Senior Data Engineer - Remote, SAAS, $125-170K + Bonus

[REMOTE]

27 Feb 2024

Job Brief:
Steppingblocks brings big data analytics to higher education with rich data and interactive visualizations. We enable students to make data-driven, efficient decisions regarding their education and career journeys. We also help university administrators better understand outcomes for their graduates to better modify curricula for demanded skills, engage with employers/alumni, and report to relevant stakeholders.

We are looking for an experienced Senior Data Engineer to join our data team. You will build, improve, and maintain the Python-based ETL data pipeline and analytics infrastructure that powers our products and business decisions. 

This is an opportunity to work with cutting-edge technologies and large volumes of data to solve complex problems. You will work with unstructured (text) data to transform and enrich data and tune functions for speed and accuracy at scale. You will work on socio-economic and firmographics data and collaborate with both Product and Business stakeholders to prioritize new features or fixes that are needed. 

This opportunity requires the ability to quickly learn new technologies and techniques. Strong communication skills are also vital to interact with diverse teams across the organization. The role offers great potential for growth into team leadership positions.

Responsibilities:

  • Collect, integrate, and organize raw data from disparate sources into structured formats

  • Design, develop and optimize scalable ETL data pipelines and workflows

  • Build custom algorithms and data analysis processes to generate business insights

  • Work closely with data scientists, analysts and business teams to identify and fulfill new analytics feature requests

  • Monitor and enhance data quality, reliability, and performance

  • Architect new data collection procedures and data stores/databases

  • Contribute to the evolution of the overall data infrastructure and roadmap

Qualifications:

  • 5-10+ years experience building and optimizing data pipelines, ETL processes and data sets

  • Expert knowledge of Python, including Pandas, NumPy, and other common data manipulation libraries

  • Experience with big data tools like Spark, Elasticsearch, Snowflake, etc.
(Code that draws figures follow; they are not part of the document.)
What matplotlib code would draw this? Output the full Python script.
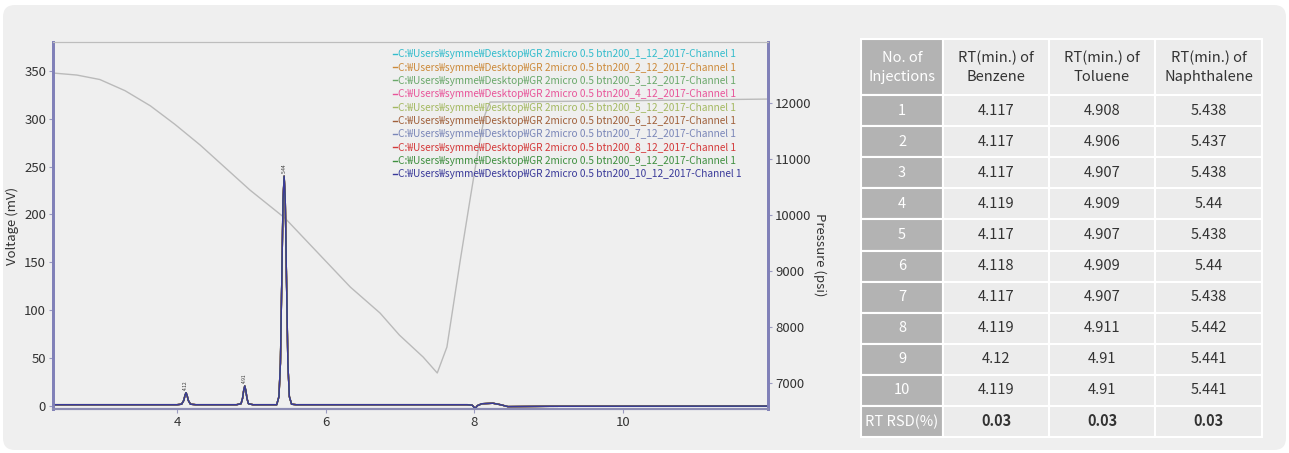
import numpy as np
import matplotlib.pyplot as plt
from matplotlib.patches import FancyBboxPatch

plt.rcParams['font.family'] = ['Noto Sans CJK KR', 'DejaVu Sans']
plt.rcParams['font.weight'] = 'light'

#----- chromatogram trace (min, mV) -----#
time_min = [2.33, 4.00, 4.06, 4.09, 4.105, 4.12, 4.135, 4.15, 4.18, 4.25,
            4.80, 4.86, 4.88, 4.895, 4.91, 4.925, 4.94, 4.96, 5.02,
            5.34, 5.37, 5.39, 5.41, 5.425, 5.44, 5.455, 5.47, 5.49, 5.51, 5.54, 5.60,
            7.90, 7.97, 8.01, 8.04, 8.10, 8.25, 8.35, 8.45, 9.00, 11.95]
voltage_mv = [1.5, 1.5, 2.0, 6.0, 11.0, 14.0, 11.0, 6.0, 2.0, 1.5,
              1.5, 2.5, 8.0, 16.0, 21.0, 16.0, 8.0, 2.5, 1.5,
              1.5, 10.0, 45.0, 140.0, 215.0, 240.0, 215.0, 140.0, 45.0, 10.0, 2.0, 1.5,
              1.5, 1.0, -2.5, 0.5, 2.5, 3.0, 1.5, -0.5, -0.2, 0.0]

#----- pressure trace (min, psi) -----#
p_time = [2.33, 2.65, 2.96, 3.30, 3.64, 3.97, 4.31, 4.98, 5.45, 6.33, 6.73, 6.99, 7.31, 7.50,
          7.63, 7.81, 7.94, 8.05, 8.14, 8.21, 9.69, 11.95]
pressure_psi = [12536, 12500, 12420, 12220, 11950, 11620, 11250, 10446, 9946, 8714, 8250, 7857, 7464, 7179,
                7643, 9196, 10268, 11161, 11786, 12018, 12036, 12071]

#----- retention time table -----#
injections = ['1', '2', '3', '4', '5', '6', '7', '8', '9', '10']
benzene_rt = [4.117, 4.117, 4.117, 4.119, 4.117, 4.118, 4.117, 4.119, 4.12, 4.119]
toluene_rt = [4.908, 4.906, 4.907, 4.909, 4.907, 4.909, 4.907, 4.911, 4.91, 4.91]
naphthalene_rt = [5.438, 5.437, 5.438, 5.44, 5.438, 5.44, 5.438, 5.442, 5.441, 5.441]
rsd = ['0.03', '0.03', '0.03']
peak_heights = [14.0, 21.0, 240.0]

run_colors = ['#33bccc', '#cc8a3a', '#6aa86a', '#e8559a', '#a4b860',
              '#a0603a', '#7a86b8', '#d43a3a', '#3f8f3f', '#3a3a9a']
run_names = ['C:₩Users₩symme₩Desktop₩GR 2micro 0.5 btn200_%d_12_2017-Channel 1' % i
             for i in range(1, 11)]

fig = plt.figure(figsize=(12.89, 4.53), dpi=100)
fig.patch.set_facecolor('white')
fig.patches.append(FancyBboxPatch((0.03, 0.03), 12.83, 4.45,
                                  boxstyle='round,pad=0,rounding_size=0.12',
                                  transform=fig.dpi_scale_trans,
                                  fc='#efefef', ec='none', zorder=-5))

#------- chromatogram axes -------#
ax = fig.add_axes([53/1289, 1 - 409/453, 715/1289, 367/453])
ax.set_facecolor('none')
ax2 = ax.twinx()
ax2.plot(p_time, pressure_psi, color='#bababa', lw=1.0)
ax2.set_ylim(6536, 13090)
ax2.set_yticks(np.arange(7000, 12001, 1000))

ax.set_zorder(ax2.get_zorder() + 1)
for i in range(10):
    ax.plot(time_min, voltage_mv, color=run_colors[i], lw=1.0, label=run_names[i])

# retention time labels over the peaks (first injection)
for rt, h in zip([benzene_rt[0], toluene_rt[0], naphthalene_rt[0]], peak_heights):
    ax.text(rt, h + 3, '%.2f' % rt, rotation=90, ha='center', va='bottom',
            fontsize=3.5, color='#333333')

ax.set_xlim(2.33, 11.95)
ax.set_ylim(-3, 380)
ax.set_xticks([4, 6, 8, 10])
ax.set_yticks(np.arange(0, 351, 50))
ax.set_ylabel('Voltage (mV)', fontsize=9.5, color='#333333', labelpad=4)

for a in (ax, ax2):
    a.tick_params(labelsize=9.5, labelcolor='#333333', length=3, width=0.8, color='#9a9ac0', pad=2)
    a.spines['top'].set_color('#bdbdbd')
    a.spines['left'].set_color('#8080b8')
    a.spines['left'].set_linewidth(2)
    a.spines['right'].set_color('#8080b8')
    a.spines['right'].set_linewidth(2)
    a.spines['bottom'].set_color('#8c8cb4')
    a.spines['bottom'].set_linewidth(1.5)

ax2.set_ylabel('Pressure (psi)', fontsize=9.5, color='#333333', rotation=270)
ax2.yaxis.set_label_coords(1.072, 0.42)
ax2.yaxis.label.set_va('center')

ax.legend(loc='upper left', bbox_to_anchor=(0.476, 0.98), frameon=False,
          fontsize=7.3, handlelength=0.35, handletextpad=0.1, borderpad=0,
          borderaxespad=0, labelspacing=0.33, labelcolor='linecolor')

#------- table -------#
tax = fig.add_axes([861/1289, 1 - 437/453, 401/1289, 398/453])
tax.axis('off')
header = ['No. of\nInjections', 'RT(min.) of\nBenzene', 'RT(min.) of\nToluene', 'RT(min.) of\nNaphthalene']
rows = [header]
for i in range(10):
    rows.append([injections[i], str(benzene_rt[i]), str(toluene_rt[i]), str(naphthalene_rt[i])])
rows.append(['RT RSD(%)'] + rsd)

tbl = tax.table(cellText=rows, cellLoc='center', bbox=[0, 0, 1, 1])
tbl.auto_set_font_size(False)
col_w = [82, 106, 106, 107]
for (r, c), cell in tbl.get_celld().items():
    cell.set_width(col_w[c])
    cell.set_height(56 if r == 0 else 31)
    cell.set_edgecolor('white')
    cell.set_linewidth(1.5)
    txt = cell.get_text()
    txt.set_fontsize(10.5)
    txt.set_linespacing(1.45)
    if c == 0:
        cell.set_facecolor('#b3b3b3')
        txt.set_color('white')
    else:
        cell.set_facecolor('#ececec')
        txt.set_color('#333333')
        if r == 11:
            txt.set_fontweight('bold')

fig.savefig('out.png', dpi=100, facecolor=fig.get_facecolor())
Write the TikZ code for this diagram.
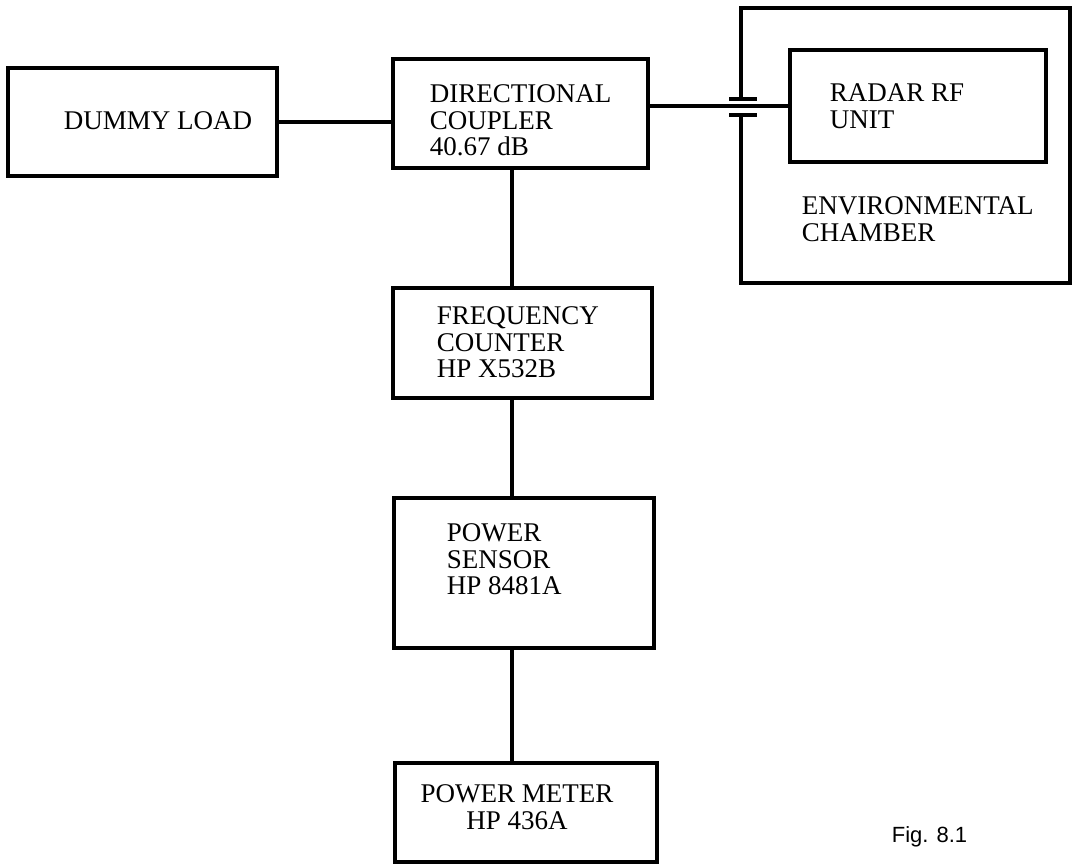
\documentclass[tikz,border=0pt]{standalone}
\usepackage{fontspec}
\setmainfont{Liberation Serif}
\newfontfamily\capfont{Liberation Sans}
\usetikzlibrary{positioning}
\tikzset{
  every picture/.style={line width=3.6pt},
  box/.style 2 args={draw, inner sep=0pt, minimum width=#1, minimum height=#2},
  lbl/.style={font=\fontsize{27}{26.5}\selectfont, align=left, anchor=north west, inner sep=0pt},
  figcap/.style={font=\capfont\fontsize{22}{22}\selectfont, anchor=base west, inner sep=0pt},
}

\begin{document}
\begin{tikzpicture}[x=1pt, y=-1pt]
  \useasboundingbox (0,0) rectangle (1073,865);
  % boxes
  \node[box={269pt}{108pt}] (dl) at (142.5,122) {};
  \node[box={255pt}{109pt}] (dc) at (520.5,113.5) {};
  \node[box={256pt}{112pt}] (rf) at (918,106) {};
  \node[box={259pt}{110pt}] (fc) at (522.5,343) {};
  \node[box={260pt}{150pt}] (ps) at (524,573) {};
  \node[box={262pt}{99pt}] (pm) at (526,812.5) {};
  % chamber wall with feed-through
  \draw (741,99) -- (741,8) -- (1070,8) -- (1070,283) -- (741,283) -- (741,115);
  \draw (729,99) -- (757,99);
  \draw (729,115) -- (757,115);
  % labels
  \node[lbl] (dlt) at (62,110) {DUMMY LOAD};
  \node[lbl] (dct) at (428,83) {DIRECTIONAL\\COUPLER\\40.67 dB};
  \node[lbl] (rft) at (828,82) {RADAR RF\\UNIT};
  \node[lbl] (ect) at (800,195) {ENVIRONMENTAL\\CHAMBER};
  \node[lbl] (fct) at (435,305) {FREQUENCY\\COUNTER\\HP X532B};
  \node[lbl] (pst) at (445,522) {POWER\\SENSOR\\HP 8481A};
  \node[lbl, anchor=north, align=center] (pmt) at (517,783) {POWER METER\\HP 436A};
  \node[figcap] (fig) at (890,842) {Fig. 8.1};
  % connections
  \coordinate (spine) at (512,0);
  \draw (dl.east) -- (dl.east -| dc.west);
  \draw (dc.east |- rf.west) -- (rf.west);
  \draw (dc.south -| spine) -- (fc.north -| spine);
  \draw (fc.south -| spine) -- (ps.north -| spine);
  \draw (ps.south -| spine) -- (pm.north -| spine);
\end{tikzpicture}
\end{document}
  • High attention to detail

  • Excellent written and verbal communication skills

  • Knowledge of software engineering best practices including testing, documentation, and code reviews

  • Comfortable working with business stakeholders as well as software engineers

Preferred Qualifications:

  • BSC/MSC in Computer Science, Statistics, Mathematics or another quantitative field

  • Experience with Dask or distributed computation frameworks

  • Knowledge of advanced statistical methods and machine learning techniques

  • Background in economics, social sciences or business analytics

  • Web scraping skills

  • Strong mathematical skills and statistical background

  • Knowledge of other programming languages (C, Cython, Numba, Rust)

  • Experience with NoSQL and RDBMS databases

  • Familiarity with Graph Databases and algorithms

  • Familiarity with Data Governance principles

Perks

  • Unlimited PTO

  • Medical, Vision and Dental benefits

  • Development stipend

  • 401K

Mid-Senior Level

Full Time

[REMOTE]